FIGURE 6–36 Problem 10.

Short answer

(a) The force exerted by the man is \(1574\;{\rm{N}}\).

(b) The work done on the piano by the man is \( - 4564.10\;{\rm{J}}\).

(c) The work done on the piano by the force of gravity is \(4564.10\;{\rm{J}}\).

(d) The net work done on the piano is \(0\;{\rm{J}}\).

Step-by-step solution

Determination of force value

The value of the force can be obtained by evaluating the value of the work done and the displacement of the object.

Given information

The mass of the piano is \(m = 380\;{\rm{kg}}\).

The displacement of the piano is \(d = 2.9\;{\rm{m}}\).

The angle of inclination is \(\theta = 25^\circ \).

Calculate the force exerted by the man

(a)

Draw a free body diagram.

Here, \(m\) is the mass of the piano, \(g\) is the acceleration due to gravity, \({F_{\rm{P}}}\) is the force exerted by the man, and \({F_{\rm{N}}}\) is the normal force.

Apply the equilibrium condition along the horizontal direction.

\(\begin{aligned}\sum {F_{\rm{x}}} &= 0\\{F_{\rm{P}}} - mg\sin \theta &= 0\\{F_{\rm{P}}} &= mg\sin \theta \end{aligned}\)

Substitute the values in the above expression.

\(\begin{aligned}{}{F_{\rm{P}}} &= \left( {380\;{\rm{kg}}} \right)\left( {9.8\;{{\rm{m}} \mathord{\left/{\vphantom {{\rm{m}} {{{\rm{s}}^{\rm{2}}}}}} \right.}{{{\rm{s}}^{\rm{2}}}}}} \right)\sin \left( {25^\circ } \right)\\{F_{\rm{P}}} &= 1573.83{\rm{ N}}\\{F_{\rm{P}}} \approx 1574\;{\rm{N}}\end{aligned}\)

Thus, the force exerted by the man is \(1574\;{\rm{N}}\).

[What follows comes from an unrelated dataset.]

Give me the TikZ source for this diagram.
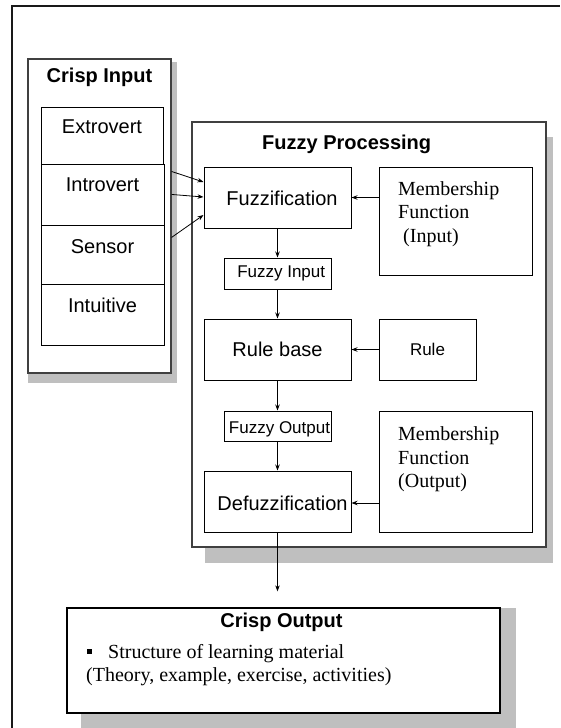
\documentclass[tikz,border=0pt]{standalone}
\usepackage{fontspec}
\setmainfont{Liberation Serif}
\setsansfont{Liberation Sans}
\usetikzlibrary{arrows.meta,calc}
\begin{document}
\begin{tikzpicture}[x=1pt,y=-1pt]
\tikzset{
  box/.style={draw=black, line width=1pt, fill=white, inner sep=0pt},
  panel/.style={draw=black!75, line width=1.1pt, fill=white, inner sep=0pt},
  shade/.style={fill=black!25, draw=none},
  lab/.style={font=\sffamily\fontsize{20}{24}\selectfont, inner sep=0pt},
  smalllab/.style={font=\sffamily\fontsize{17}{20}\selectfont, inner sep=0pt},
  heading/.style={font=\sffamily\bfseries\fontsize{20}{24}\selectfont, inner sep=0pt},
  serif/.style={font=\rmfamily\fontsize{20}{23.5}\selectfont, inner sep=0pt, align=left, anchor=north west},
  arr/.style={-{Stealth[length=6pt,width=4.5pt]}, line width=0.8pt},
}
\useasboundingbox (0,0) rectangle (560,728);
\clip (0,0) rectangle (560,728);

% outer frame (left and top edges)
\draw[line width=2pt, black!90] (12,740) -- (12,6) -- (560,6);

% drop shadows
\fill[shade] (28,62) rectangle (177,383);
\fill[shade] (205,137) rectangle (553,563);
\fill[shade] (81,608) rectangle (516,740);

% Crisp Input panel
\node[panel, minimum width=143pt, minimum height=314pt] (cin) at (99.5,216) {};
\node[heading] (cintitle) at (99.5,77) {Crisp Input};
\node[box, minimum width=122pt, minimum height=57pt] (extro) at (102,135.5) {};
\node[box, minimum width=123pt, minimum height=61pt] (intro) at (102.5,194.5) {};
\node[box, minimum width=123pt, minimum height=59pt] (sensor) at (102.5,254.5) {};
\node[box, minimum width=123pt, minimum height=61pt] (intuit) at (102.5,314.5) {};
\node[lab] (extrot) at (102,127) {Extrovert};
\node[lab] (introt) at (102.5,185) {Introvert};
\node[lab] (sensort) at (102.5,247) {Sensor};
\node[lab] (intuitt) at (102.5,305) {Intuitive};

% Fuzzy Processing panel
\node[panel, minimum width=354pt, minimum height=425pt] (fp) at (369,334.5) {};
\node[heading] (fptitle) at (346.7,144.3) {Fuzzy Processing};

\node[box, minimum width=147pt, minimum height=61pt] (fuzz) at (277.5,197.5) {};
\node[lab] (fuzzt) at (282,198) {Fuzzification};
\node[box, minimum width=153pt, minimum height=108pt] (mfin) at (455.5,221) {};
\node[serif] (mfint) at (398,181.3) {Membership\\Function\\\hspace*{5pt}(Input)};

\node[box, minimum width=107pt, minimum height=31pt] (fin) at (277.5,273.5) {};
\node[smalllab] (fint) at (281.2,273.5) {Fuzzy Input};

\node[box, minimum width=147pt, minimum height=61pt] (rb) at (277.5,349.5) {};
\node[lab] (rbt) at (277.5,349) {Rule base};
\node[box, minimum width=97pt, minimum height=61pt] (rule) at (427.5,349.5) {};
\node[smalllab] (rulet) at (427.5,349) {Rule};

\node[box, minimum width=107pt, minimum height=30pt] (fout) at (277.5,426) {};
\node[smalllab] (foutt) at (279.5,429) {Fuzzy Output};

\node[box, minimum width=147pt, minimum height=61pt] (defuzz) at (277.5,501.5) {};
\node[lab] (defuzzt) at (282.5,503) {Defuzzification};
\node[box, minimum width=153pt, minimum height=121pt] (mfout) at (455.5,471.5) {};
\node[serif] (mfoutt) at (398,426.5) {Membership\\Function\\(Output)};

% Crisp Output panel
\node[box, line width=1.3pt, minimum width=433pt, minimum height=105pt] (cout) at (283.5,660.5) {};
\node[heading] (couttitle) at (281.5,622) {Crisp Output};
\node[fill=black, inner sep=0pt, minimum size=4.5pt] (bul) at (89.5,651.5) {};
\node[font=\rmfamily\fontsize{20}{24}\selectfont, inner sep=0pt, anchor=west] (line1) at (108,653.5) {Structure of learning material};
\node[font=\rmfamily\fontsize{20}{24}\selectfont, inner sep=0pt, anchor=west] (line2) at (86,677) {(Theory, example, exercise, activities)};

% connectors
\draw[arr] ($(cin.north east)+(0,113)$) -- ($(fuzz.west)+(0,-15.5)$);
\draw[arr] ($(cin.north east)+(0,136)$) -- ($(fuzz.west)+(0,-0.5)$);
\draw[arr] ($(cin.north east)+(0,179)$) -- ($(fuzz.west)+(0,17.5)$);

\draw[arr] (fuzz.south) -- (fin.north);
\draw[arr] (fin.south) -- (rb.north);
\draw[arr] (rb.south) -- (fout.north);
\draw[arr] (fout.south) -- (defuzz.north);
\draw[arr, shorten >=16pt] (defuzz.south) -- (defuzz.south |- cout.north);

\draw[arr] (fuzz.east -| mfin.west) -- (fuzz.east);
\draw[arr] (rb.east -| rule.west) -- (rb.east);
\draw[arr] ($(defuzz.east -| mfout.west)+(0,1.5)$) -- ($(defuzz.east)+(0,1.5)$);
\end{tikzpicture}
\end{document}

Calculate the work done on the piano by the man

(b)

The work done by the man on the piano can be calculated as:

\(\begin{aligned}{W_{\rm{P}}} &= {F_P}d\cos \left( {180^\circ } \right)\\{W_{\rm{P}}} &= \left( {1573.83\;{\rm{N}}} \right)\left( {2.9\;{\rm{m}}} \right)\cos \left( {180^\circ } \right)\\{W_{\rm{P}}} &= - 4564.10\end{aligned}\)

Thus, the work done on the piano by the man is \( - 4564.10\;{\rm{J}}\).

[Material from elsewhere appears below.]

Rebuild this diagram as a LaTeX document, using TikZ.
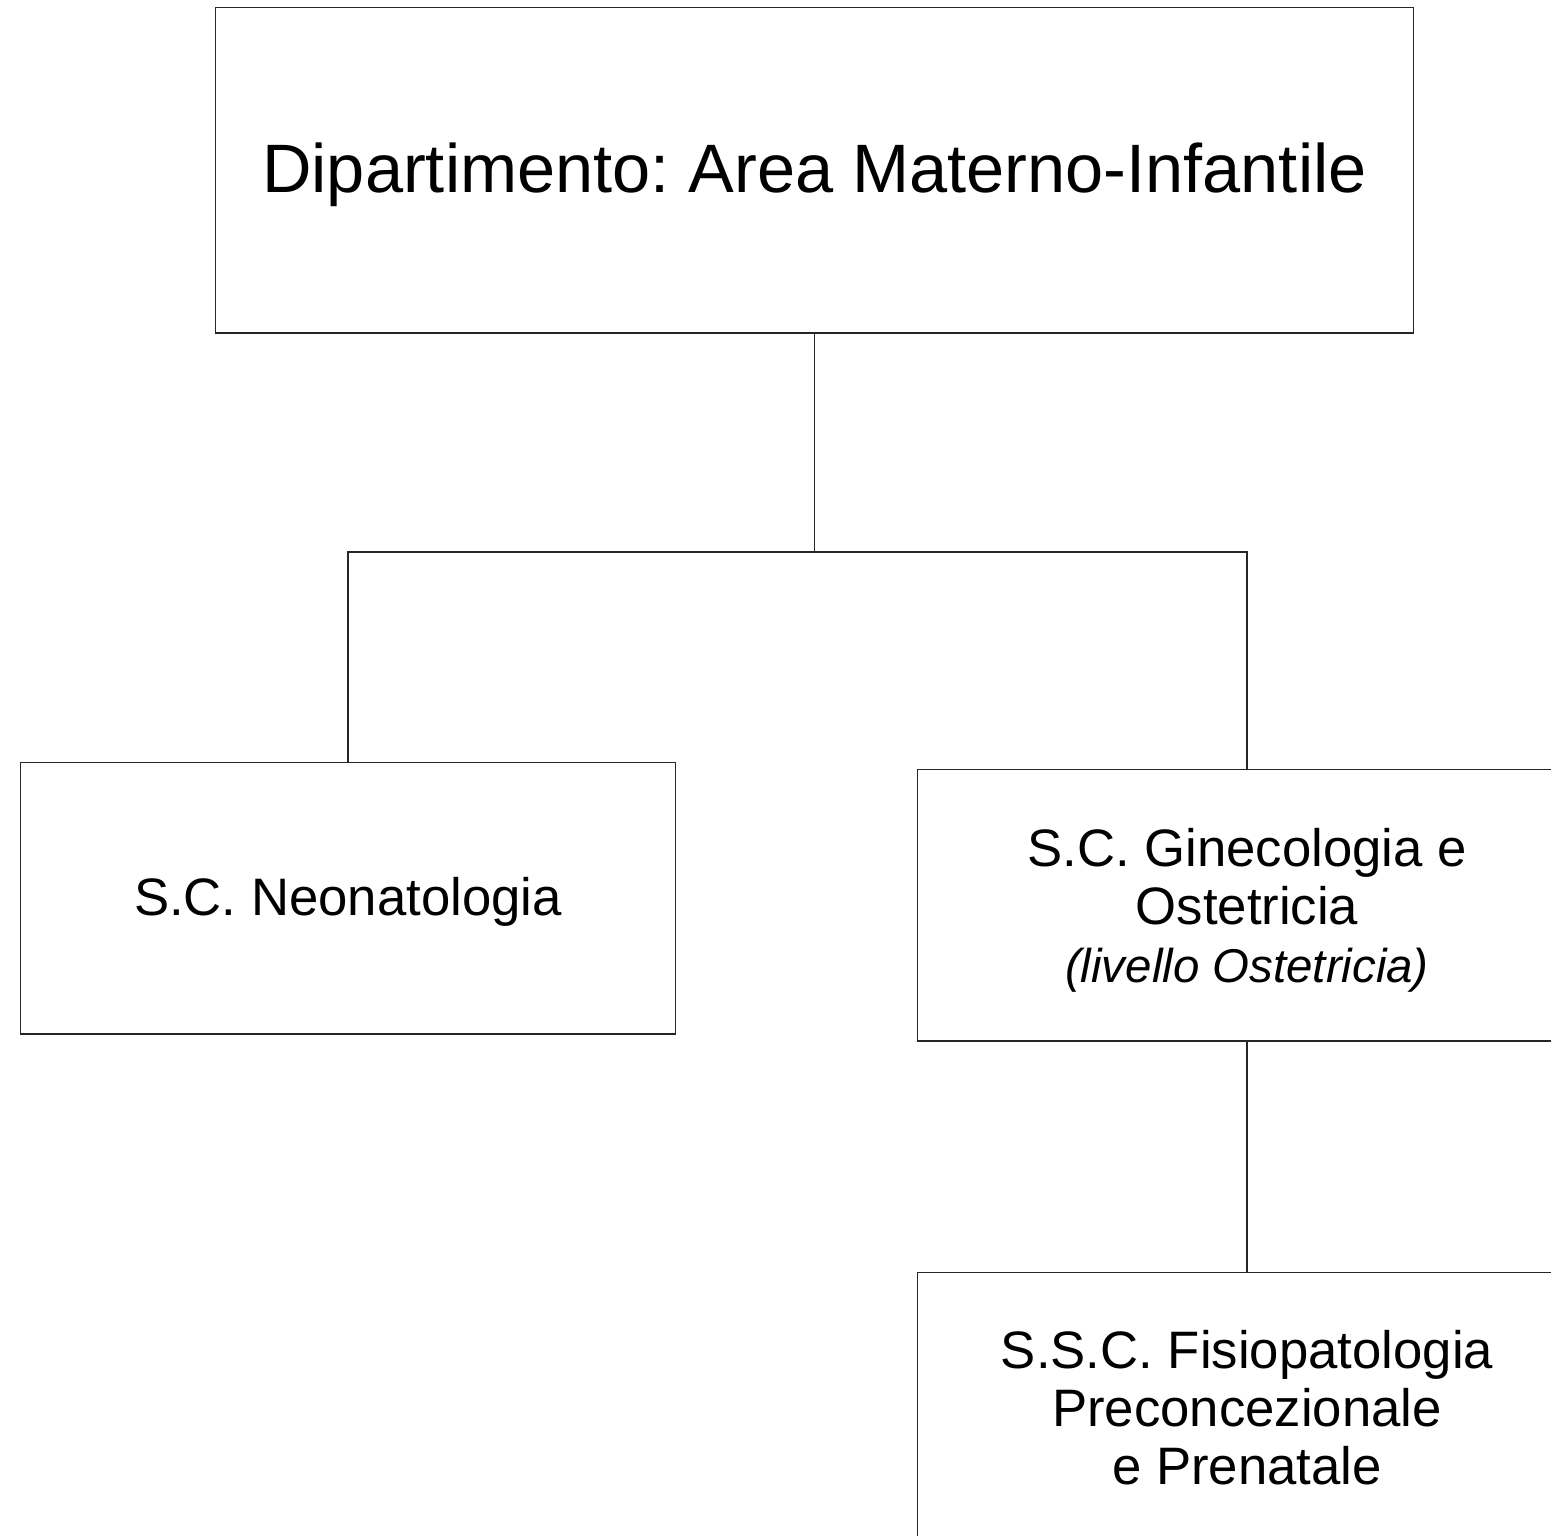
\documentclass[tikz,border=0pt]{standalone}
\usepackage{fontspec}
\setmainfont{Liberation Sans}
\usepackage{tikz}
\usetikzlibrary{positioning, calc}
\frenchspacing

\begin{document}
\begin{tikzpicture}[
    x=0.02cm, y=-0.02cm,
    unit/.style={rectangle, draw=black!85, line width=0.6pt, inner sep=0pt, align=center, font=\fontsize{30}{33}\selectfont},
    dept/.style={unit, minimum width=23.98cm, minimum height=6.52cm, font=\fontsize{39}{44}\selectfont},
    sc/.style={unit, minimum width=13.2cm, minimum height=5.44cm},
    link/.style={draw=black!85, line width=0.6pt}
]
\useasboundingbox (0,0) rectangle (1551,1535);
\clip (0,0) rectangle (1551,1535);
\node[dept, text depth=2.5pt] (dip) at (814.5,170) {Dipartimento: Area Materno-Infantile};
\node[sc, minimum width=13.12cm, text depth=1.7pt] (neo) at (348,898) {S.C. Neonatologia};
\node[sc, text depth=-4.5pt] (gin) at (1247,905) {S.C. Ginecologia e\\Ostetricia\\{\fontsize{27}{30}\selectfont\itshape (livello Ostetricia)}};
\node[sc] (ssc) at (1247,1408) {S.S.C. Fisiopatologia\\Preconcezionale\\e Prenatale};
\coordinate (split) at (814.5,552);
\draw[link] (dip.south) -- (split);
\draw[link] (split) -| (neo.north);
\draw[link] (split) -| (gin.north);
\draw[link] (gin.south) -- (ssc.north);
\end{tikzpicture}
\end{document}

Calculate the work done on the piano by the force of gravity

(c)

The work done on the piano by the force of gravity can be calculated as:

\(\begin{aligned}{W_{\rm{G}}} &= {F_{\rm{G}}}s\cos \left( {90^\circ - 25^\circ } \right)\\{W_{\rm{G}}} &= mgs\cos \left( {65^\circ } \right)\\{W_{\rm{G}}} &= \left( {380\;{\rm{kg}}} \right)\left( {9.8\;{{\rm{m}} \mathord{\left/ {\vphantom {{\rm{m}} {{{\rm{s}}^{\rm{2}}}}}} \right.} {{{\rm{s}}^{\rm{2}}}}}} \right)\left( {2.9\;{\rm{m}}} \right)\cos \left( {65^\circ } \right)\\{W_{\rm{G}}} &= 4564.10\;{\rm{J}}\end{aligned}\)

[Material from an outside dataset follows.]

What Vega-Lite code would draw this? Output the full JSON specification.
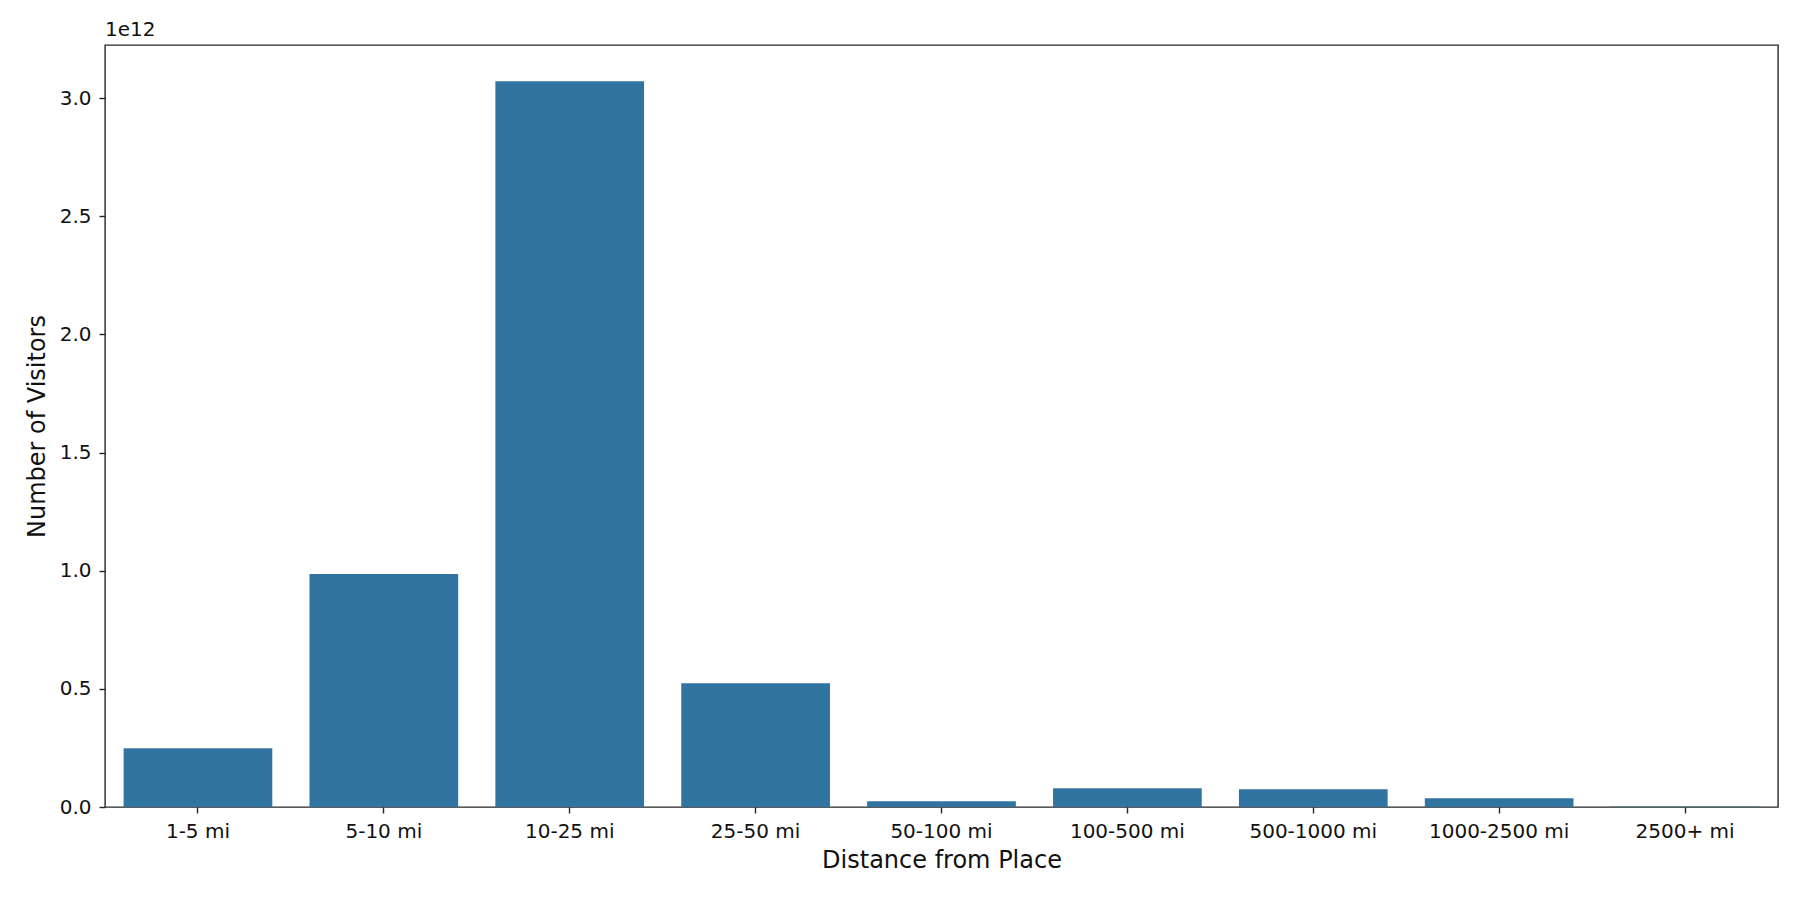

Thus, the work done on the piano by the force of gravity is \(4564.10\;{\rm{J}}\).

Calculate the net work done on the piano

(d)

The net work done on the piano can be calculated as:

\(\begin{aligned}{W_{{\rm{net}}}} &= {W_{\rm{P}}} + {W_{\rm{G}}}\\{W_{{\rm{net}}}} &= \left( { - 4564.10\;{\rm{J}}} \right) + \left( {4564.10\;{\rm{J}}} \right)\\{W_{{\rm{net}}}} &= 0\;{\rm{J}}\end{aligned}\)

Thus, the net work done on the piano is \(0\;{\rm{J}}\).